[What is asked] Return all of the entries word for word, but omit the pictures they contain.

==================================================

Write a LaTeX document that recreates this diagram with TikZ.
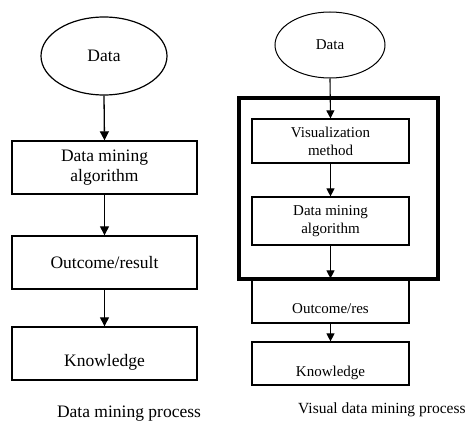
\documentclass[tikz,border=0pt]{standalone}
\usepackage{fontspec}
\setmainfont{Liberation Serif}
\usetikzlibrary{arrows.meta,shapes.geometric}
\begin{document}
\begin{tikzpicture}[x=1pt,y=-1pt,
  lbox/.style={draw,line width=1.4pt,minimum width=185pt,minimum height=53pt,inner sep=0pt,align=center,font=\fontsize{17.5}{20}\selectfont},
  rbox/.style={draw,line width=1.2pt,minimum width=157pt,inner sep=0pt,align=center,font=\fontsize{15}{18}\selectfont},
  txt/.style={inner sep=0pt},
  arr/.style={line width=1.3pt,-{Triangle[length=9pt,width=9pt]}},
  rarr/.style={line width=1.1pt,-{Triangle[length=8pt,width=8pt]}}]
\useasboundingbox (0,0) rectangle (475,423);
% left column
\node[draw,ellipse,line width=1.2pt,minimum width=126pt,minimum height=78pt,inner sep=0pt,font=\fontsize{17.5}{20}\selectfont] (ld) at (104,56) {Data};
\node[lbox] (la) at (104.5,167.5) {Data mining\\algorithm};
\node[lbox] (lo) at (104.5,262.5) {Outcome/result};
\node[lbox] (lk) at (104.5,353.5) {};
\node[txt,font=\fontsize{17.5}{20}\selectfont] (lkt) at (104.5,362) {Knowledge};
\node[txt,font=\fontsize{17.5}{20}\selectfont] (lcap) at (129,414) {Data mining process};
\draw[arr] (ld.south) -- (la.north);
\draw[arr] (la.south) -- (lo.north);
\draw[arr] (lo.south) -- (lk.north);
% right column
\node[draw,ellipse,line width=1pt,minimum width=110pt,minimum height=66pt,inner sep=0pt,font=\fontsize{15}{18}\selectfont] (rd) at (330,45) {Data};
\node[draw,line width=4pt,minimum width=199pt,minimum height=181pt,inner sep=0pt] (frame) at (338.5,188.5) {};
\node[rbox,minimum height=44pt] (rv) at (330.5,141) {Visualization\\method};
\node[rbox,minimum height=48pt] (ra) at (330.5,221) {Data mining\\algorithm};
\node[rbox,minimum height=44pt] (ro) at (330.5,301) {};
\node[txt,font=\fontsize{15}{18}\selectfont] (rot) at (330.5,309) {Outcome/res};
\node[rbox,minimum height=43pt] (rk) at (330.5,363.5) {};
\node[txt,font=\fontsize{15}{18}\selectfont] (rkt) at (330.5,373) {Knowledge};
\node[txt,anchor=west,font=\fontsize{15.5}{18}\selectfont] (rcap) at (298,410) {Visual data mining process};
\draw[rarr] (rd.south) -- (rv.north);
\draw[rarr] (rv.south) -- (ra.north);
\draw[rarr] (ra.south) -- (ro.north);
\draw[rarr] (ro.south) -- (rk.north);
\end{tikzpicture}
\end{document}
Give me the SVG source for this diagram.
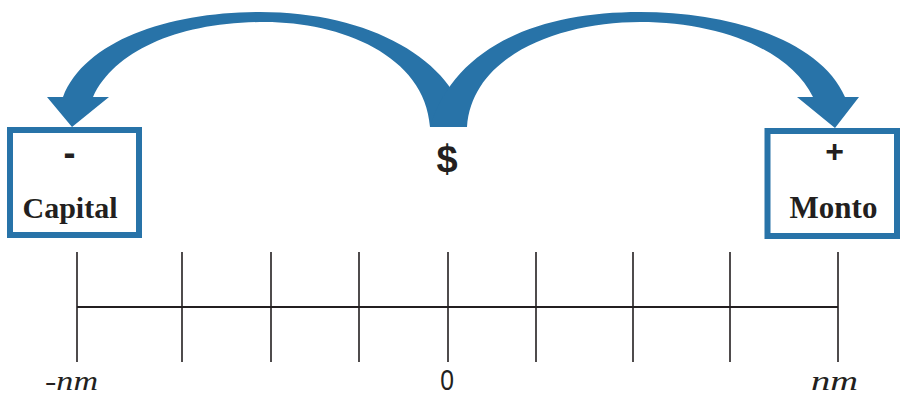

==================================================

[Exercise solution]
Write a LaTeX document that recreates this diagram with TikZ.
\documentclass[tikz,border=0pt]{standalone}
\usepackage{fontspec}
\setmainfont{Liberation Serif}
\usetikzlibrary{arrows.meta,shapes.geometric}
\begin{document}
\begin{tikzpicture}[x=1pt,y=-1pt,
  lbox/.style={draw,line width=1.4pt,minimum width=185pt,minimum height=53pt,inner sep=0pt,align=center,font=\fontsize{17.5}{20}\selectfont},
  rbox/.style={draw,line width=1.2pt,minimum width=157pt,inner sep=0pt,align=center,font=\fontsize{15}{18}\selectfont},
  txt/.style={inner sep=0pt},
  arr/.style={line width=1.3pt,-{Triangle[length=9pt,width=9pt]}},
  rarr/.style={line width=1.1pt,-{Triangle[length=8pt,width=8pt]}}]
\useasboundingbox (0,0) rectangle (475,423);
% left column
\node[draw,ellipse,line width=1.2pt,minimum width=126pt,minimum height=78pt,inner sep=0pt,font=\fontsize{17.5}{20}\selectfont] (ld) at (104,56) {Data};
\node[lbox] (la) at (104.5,167.5) {Data mining\\algorithm};
\node[lbox] (lo) at (104.5,262.5) {Outcome/result};
\node[lbox] (lk) at (104.5,353.5) {};
\node[txt,font=\fontsize{17.5}{20}\selectfont] (lkt) at (104.5,362) {Knowledge};
\node[txt,font=\fontsize{17.5}{20}\selectfont] (lcap) at (129,414) {Data mining process};
\draw[arr] (ld.south) -- (la.north);
\draw[arr] (la.south) -- (lo.north);
\draw[arr] (lo.south) -- (lk.north);
% right column
\node[draw,ellipse,line width=1pt,minimum width=110pt,minimum height=66pt,inner sep=0pt,font=\fontsize{15}{18}\selectfont] (rd) at (330,45) {Data};
\node[draw,line width=4pt,minimum width=199pt,minimum height=181pt,inner sep=0pt] (frame) at (338.5,188.5) {};
\node[rbox,minimum height=44pt] (rv) at (330.5,141) {Visualization\\method};
\node[rbox,minimum height=48pt] (ra) at (330.5,221) {Data mining\\algorithm};
\node[rbox,minimum height=44pt] (ro) at (330.5,301) {};
\node[txt,font=\fontsize{15}{18}\selectfont] (rot) at (330.5,309) {Outcome/res};
\node[rbox,minimum height=43pt] (rk) at (330.5,363.5) {};
\node[txt,font=\fontsize{15}{18}\selectfont] (rkt) at (330.5,373) {Knowledge};
\node[txt,anchor=west,font=\fontsize{15.5}{18}\selectfont] (rcap) at (298,410) {Visual data mining process};
\draw[rarr] (rd.south) -- (rv.north);
\draw[rarr] (rv.south) -- (ra.north);
\draw[rarr] (ra.south) -- (ro.north);
\draw[rarr] (ro.south) -- (rk.north);
\end{tikzpicture}
\end{document}
Give me the SVG source for this diagram.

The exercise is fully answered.